Software component representations: above the representation used in UML, below the representation commonly used by Microsoft's COM objects. The "lollipops" sticking out from the components are their interfaces. Note the characteristic IUnknown interface of the COM component.

Software componentry is a field of study within software engineering. It builds on prior theories of software objectss, software architectures, software frameworks and software design patterns, and the extensive theory of object-oriented programming and object-oriented design of all these. It claims that software components, like the idea of a hardware component used e.g. in telecommunication, can be ultimately made interchangeable and reliable.

A software component is a software technology for encapsulating software functionality, often in the form of objectss (from Object Oriented Programming), in some binary or textual form, adhering to some interface description language (IDL) so that the component may exist autonomously from other components in a computer.

Software componentry is a common and convenient means for inter-process communication (IPC).

Table of contents
1 History of Software Components
2 Differences between Object Oriented Programming and Software Components
3 Architecture
4 Technologies for Software Components
5 See also
6 External links

History of Software Components



Image from
Douglas McIlroy's historic lecture on software components at the NATO conference in Garmisch, Germany.

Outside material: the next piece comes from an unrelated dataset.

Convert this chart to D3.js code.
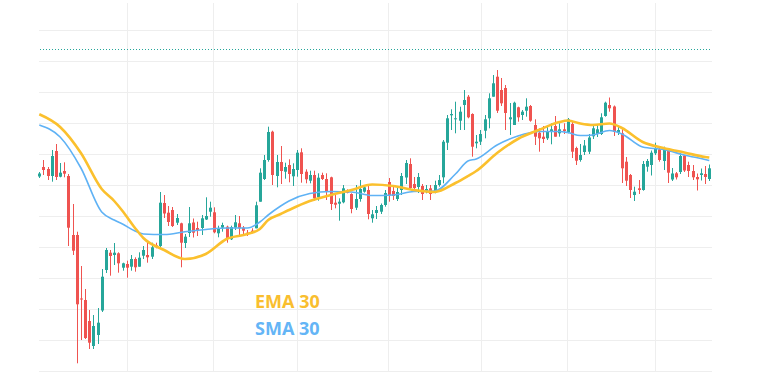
<!DOCTYPE html>
<html><head><meta charset="utf-8">
<script src="https://cdn.jsdelivr.net/npm/d3@7"></script>
<style>html,body{margin:0;padding:0;background:#fff;overflow:hidden}</style>
</head><body><svg id="chart" width="768" height="372"></svg>
<script>
// ---- data (prices) ----
const opens = [22.35,23.3,23.1,22.4,24.9,22.33,22.9,22.4,16.5,16.5,10.15,10.0,7.9,5.4,6.5,8.95,13.0,14.73,14.5,14.67,
13.23,13.6,13.33,14.1,13.33,14.43,14.5,14.33,15.47,15.4,19.7,18.73,19.0,17.73,17.67,15.7,16.7,17.75,17.2,17.2,
18.05,18.83,18.77,16.67,17.23,17.33,16.07,17.23,17.67,17.23,16.73,16.93,17.17,19.83,22.1,24.0,26.83,22.4,23.8,22.83,
23.5,22.37,23.0,24.77,22.83,21.93,22.5,20.27,22.5,22.1,22.27,19.73,19.63,19.77,21.0,20.6,19.23,20.1,20.83,21.0,
18.17,18.7,18.83,19.5,21.8,20.9,20.1,21.0,22.25,23.6,21.6,21.3,21.4,20.93,21.17,20.73,21.5,22.27,25.73,28.47,
28.07,27.93,29.5,30.33,28.6,25.67,25.83,26.93,28.17,30.33,32.33,31.0,31.2,28.07,27.5,29.27,28.5,28.93,29.4,27.5,
26.73,26.33,26.17,26.9,27.4,26.67,27.07,26.77,27.6,25.2,24.0,24.8,24.83,26.37,26.6,26.6,28.4,29.5,29.35,26.73,
26.67,23.83,22.5,20.5,21.17,21.0,23.33,23.5,24.67,25.07,23.9,25.07,22.05,22.67,22.8,24.45,23.5,22.9,22.3,22.5,
22.6,22.1];
const highs = [22.8,24.0,23.3,25.0,25.6,23.7,23.77,22.6,19.6,16.83,13.4,11.1,9.0,8.5,9.2,13.1,15.2,15.0,15.7,14.77,
13.73,13.93,14.5,14.27,14.77,15.4,15.93,15.73,15.73,20.8,20.5,19.4,19.3,18.6,17.73,16.6,19.3,18.15,17.83,18.5,
20.27,19.83,19.27,17.43,17.73,17.43,17.43,18.5,18.4,17.4,17.0,17.17,19.83,23.17,24.5,27.33,26.93,24.5,25.4,23.73,
24.07,23.67,25.0,25.17,23.07,22.93,22.93,22.67,22.73,22.67,22.33,20.67,20.17,21.5,21.07,20.67,21.5,22.0,21.5,21.4,
19.0,19.4,19.65,21.0,22.2,21.4,21.33,22.7,24.0,24.17,22.3,22.7,21.6,21.5,21.5,21.93,22.5,26.0,28.5,29.07,
29.83,29.33,31.0,30.5,28.67,26.5,27.0,28.5,30.67,32.5,33.0,32.2,31.5,29.7,29.83,29.33,29.0,30.17,29.5,28.07,
27.17,27.4,27.33,27.67,28.4,27.67,27.67,28.2,27.83,25.33,25.6,26.0,26.6,27.6,27.5,28.67,29.83,30.25,29.45,27.5,
27.3,24.3,22.6,21.33,22.0,23.9,24.1,24.95,25.73,25.25,25.33,25.17,23.2,22.8,24.7,24.5,23.83,23.5,22.65,23.15,
23.4,23.55];
const lows = [22.2,22.5,22.0,21.83,22.0,22.27,22.27,15.4,14.5,3.67,6.0,6.1,5.1,5.1,5.6,8.8,12.7,12.43,13.5,12.73,
12.93,12.23,12.93,12.83,13.33,14.1,13.73,14.1,15.17,15.3,18.2,17.4,17.3,17.5,13.27,15.2,16.3,16.25,16.4,16.5,
18.0,18.33,16.67,16.27,16.83,15.73,16.0,17.0,16.33,16.5,16.4,16.67,17.17,19.83,22.0,23.83,21.5,21.27,21.6,22.13,
21.77,21.4,22.33,21.73,21.67,21.67,19.93,19.93,22.0,20.0,19.0,19.17,17.93,19.67,20.67,18.67,19.0,19.83,20.73,18.07,
17.73,18.1,18.6,19.33,19.83,20.0,19.9,20.5,21.6,21.0,20.9,20.7,20.0,20.67,20.0,20.67,21.33,21.67,25.0,27.0,
26.67,27.0,27.0,28.17,24.33,25.17,25.5,26.17,27.17,30.33,28.7,29.4,27.0,26.5,27.5,27.83,28.0,28.33,27.83,25.5,
24.83,25.7,26.0,25.57,26.33,26.33,26.6,26.67,24.2,23.5,23.83,24.5,24.6,26.1,26.3,26.5,28.33,28.83,26.4,26.5,
21.7,21.4,20.2,19.9,20.6,20.93,22.83,22.45,24.5,23.83,23.0,21.7,21.9,22.05,22.6,22.8,22.3,22.0,20.95,21.95,
21.6,21.9];
const closes = [22.65,23.0,22.4,24.4,22.3,22.73,22.63,17.23,14.93,9.57,10.05,6.2,5.73,7.4,7.73,12.33,15.0,14.4,14.73,13.67,
13.67,13.23,14.1,13.27,14.23,15.0,14.27,15.27,15.27,19.73,18.65,17.8,17.4,18.2,15.73,16.33,17.67,16.73,16.9,18.17,
18.4,19.23,16.77,17.17,17.5,16.17,17.3,17.77,17.17,16.93,16.57,16.77,19.47,22.73,24.0,26.8,22.5,23.8,22.9,23.3,
22.6,23.1,24.73,22.6,22.07,22.5,20.17,22.23,22.1,20.83,19.6,19.53,19.83,21.17,20.73,19.1,20.1,21.1,21.27,18.6,
18.57,19.0,19.5,20.7,20.5,20.4,20.8,22.4,23.7,21.2,21.2,22.3,20.6,21.1,20.6,21.5,22.0,25.83,28.17,28.6,
28.17,28.83,30.0,28.27,25.33,25.83,26.6,28.07,30.17,31.67,28.93,29.67,28.7,28.27,29.73,28.27,28.83,29.33,27.93,26.33,
26.17,26.1,26.83,27.07,26.33,27.07,26.9,28.07,24.83,23.93,24.5,25.45,26.25,27.17,27.07,28.27,29.73,29.17,26.8,27.0,
23.17,21.93,21.0,20.83,21.0,23.6,23.9,24.73,25.1,24.0,25.1,22.73,22.65,22.27,24.4,22.95,22.9,22.27,22.07,22.67,
22.3,23.17];

// moving averages at these candle indices
const lineSampleIdx = [0,5,10,15,18,20,23,25,30,35,40,45,50,53,55,58,60,65,70,75,80,85,90,95,100,103,105,110,115,120,125,127,130,133,137,140,145,150,155,160,161];
const ema30 = [28.57,27.3,24.7,21.1,19.9,18.9,17.2,16.2,15.0,14.1,14.6,16.1,16.6,17.1,18.0,18.6,19.0,19.9,20.5,21.0,21.55,21.4,21.0,20.8,21.7,22.4,22.9,24.7,26.1,27.0,27.8,27.95,27.65,27.5,27.65,27.2,25.8,25.2,24.75,24.3,24.25];
const sma30 = [27.5,26.3,23.2,18.8,18.0,17.6,16.9,16.6,16.55,16.83,17.05,17.2,17.2,17.8,18.5,19.4,19.9,20.65,20.85,20.8,20.45,20.5,20.85,20.9,22.6,23.9,24.1,25.5,26.4,26.85,26.85,26.75,26.45,26.5,26.95,26.6,25.3,25.05,24.5,24.05,23.95];

const gridLevels = [37.0,33.9,30.8,27.7,24.6,21.5,18.4,15.3,12.2,9.1,6.0,2.9];
const monthStartIdx = [21.1,41.8,61.9,83.8,106.2,126.9,148.0];
const priceLineLevel = 35.07;
const legendLabels = ["EMA 30","SMA 30"];
const legendColors = ["#f9be2f","#64b5f6"];

// ---- drawing ----
const svg = d3.select("#chart");
const n = opens.length;
const plotLeft = 39, plotRight = 712, plotTop = 3, plotBottom = 372;
const x = d3.scaleLinear().domain([0, n - 1]).range([39.3, 709.3]);
const y = d3.scaleLinear().domain([0, 40]).range([400, 0]);

svg.append("defs").append("clipPath").attr("id","plot")
  .append("rect").attr("x",plotLeft-1).attr("y",0).attr("width",plotRight-plotLeft+1).attr("height",plotBottom);

const grid = svg.append("g");
grid.selectAll("line.h").data(gridLevels).join("line")
  .attr("x1",plotLeft).attr("x2",plotRight)
  .attr("y1",d=>Math.round(y(d))+0.5).attr("y2",d=>Math.round(y(d))+0.5)
  .attr("stroke","#eeeeee").attr("stroke-width",1);
grid.selectAll("line.v").data(monthStartIdx).join("line")
  .attr("x1",d=>Math.round(x(d))+0.5).attr("x2",d=>Math.round(x(d))+0.5)
  .attr("y1",plotTop).attr("y2",plotBottom)
  .attr("stroke","#eeeeee").attr("stroke-width",1);

svg.append("line")
  .attr("x1",40).attr("x2",710)
  .attr("y1",Math.round(y(priceLineLevel))+0.5).attr("y2",Math.round(y(priceLineLevel))+0.5)
  .attr("stroke","#26a69a").attr("stroke-width",1).attr("stroke-dasharray","1,2");

const plot = svg.append("g").attr("clip-path","url(#plot)");
const idx = d3.range(n);
const up = i => closes[i] >= opens[i];
const candles = plot.append("g");
candles.selectAll("line").data(idx).join("line")
  .attr("x1",i=>Math.round(x(i))+0.5).attr("x2",i=>Math.round(x(i))+0.5)
  .attr("y1",i=>y(highs[i])).attr("y2",i=>y(lows[i]))
  .attr("stroke",i=>up(i)?"#26a69a":"#ef5350").attr("stroke-width",1);
candles.selectAll("rect").data(idx).join("rect")
  .attr("x",i=>Math.round(x(i))-1).attr("width",3)
  .attr("y",i=>y(Math.max(opens[i],closes[i])))
  .attr("height",i=>Math.max(1, y(Math.min(opens[i],closes[i]))-y(Math.max(opens[i],closes[i]))))
  .attr("fill",i=>up(i)?"#26a69a":"#ef5350");

const lineGen = vals => d3.line()
  .x((d,k)=>x(lineSampleIdx[k])).y(d=>y(d))
  .curve(d3.curveMonotoneX)(vals);
plot.append("path").attr("d",lineGen(sma30)).attr("fill","none")
  .attr("stroke","#5fb2f5").attr("stroke-width",1.6);
plot.append("path").attr("d",lineGen(ema30)).attr("fill","none")
  .attr("stroke","#fbc02d").attr("stroke-width",2.6);

const legend = svg.append("g");
legend.selectAll("text").data(legendLabels).join("text")
  .attr("x",255).attr("y",(d,k)=>308+k*27)
  .attr("fill",(d,k)=>legendColors[k])
  .attr("font-family","'Open Sans', sans-serif").attr("font-weight",700).attr("font-size",18)
  .text(d=>d);
</script></body></html>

The idea that software should be componetized - built from prefabricated components - was first published in Douglas McIlroy's address at the NATO conference on software engineering in Garmisch, Germany, 1968 titled Mass Produced Software Components. This conference set out to counter the so-called software crisis. His subsequent inclusion of pipes and filters into the Unix operating system was the first implementation of an infrastructure for this idea.

The modern concept of a software component was largely defined by Brad Cox of Stepstone, who called them Software ICs and set out to create an infrastructure and market for these components by inventing the Objective C programming language. (He summarizes this view in his book Object-Oriented Programming - An Evolutionary Approach 1986.) Cox's attempt did not succeed.

Microsoft paved the way for actual deployment of component software with OLE and COM, a very successful attempt to encapsulate and simplify object interfaces. Nowadays several different successful software component models exist.

Differences between Object Oriented Programming and Software Components

The basic idea in object-oriented programming (OOP) is that software should be written according to a mental model of the actual or imagined objects it represents. OOP and the related disciplines of object-oriented design and object-oriented analysis focus on modelling real-world interactions and attempting to create 'verbs' and 'nouns' which can be used in intuitive ways, ideally by end users as well as by programmers coding for those end users.

Software components, by contrast, makes no such assumptions, and instead states that software should be developed by gluing prefabricated components together much like in the field of electronics or mechanics. It accepts that the definitions of useful components, unlike objects, can be counter-intuitive. In general it discourages anthropomorphism and naming, and is far more pessimistic about the potential for end user programming. Some peers will even talk of software components in terms of a new programming paradigm: component-oriented programming.

Some argue that this distinction was made by earlier computer scientists, with Donald Knuth's theory of "literate programming" optimistically assuming there was convergence between intuitive and formal models, and Edsger Dijkstra's theory in the article The Cruelty of Really Teaching Computer Science, which stated that programming was simply, and only, a branch of mathematics.

In both forms, this notion has led to many academic debates about the pros and cons of the two approaches and possible strategies for uniting the two. Some consider them not really competitors, but only descriptions of the same problem from two different points of view.

It takes significant effort and awareness to write a software component that is reusable effectively. The component needs:

  • to be fully documented;
  • more thorough testing;
  • robust input validity checking;
  • to pass back useful error messages as appropriate;
  • to be built with an awareness that it will be put to unforeseen uses.

Architecture

A computer running several software components is called an application server. Using this combination of application servers and software components is usually called distributed computing. The usual real-world application of this is in financial applications or business software.

Distributed computing with software components is popular with its vendors, but appropriate scepticism is recommended for the end user.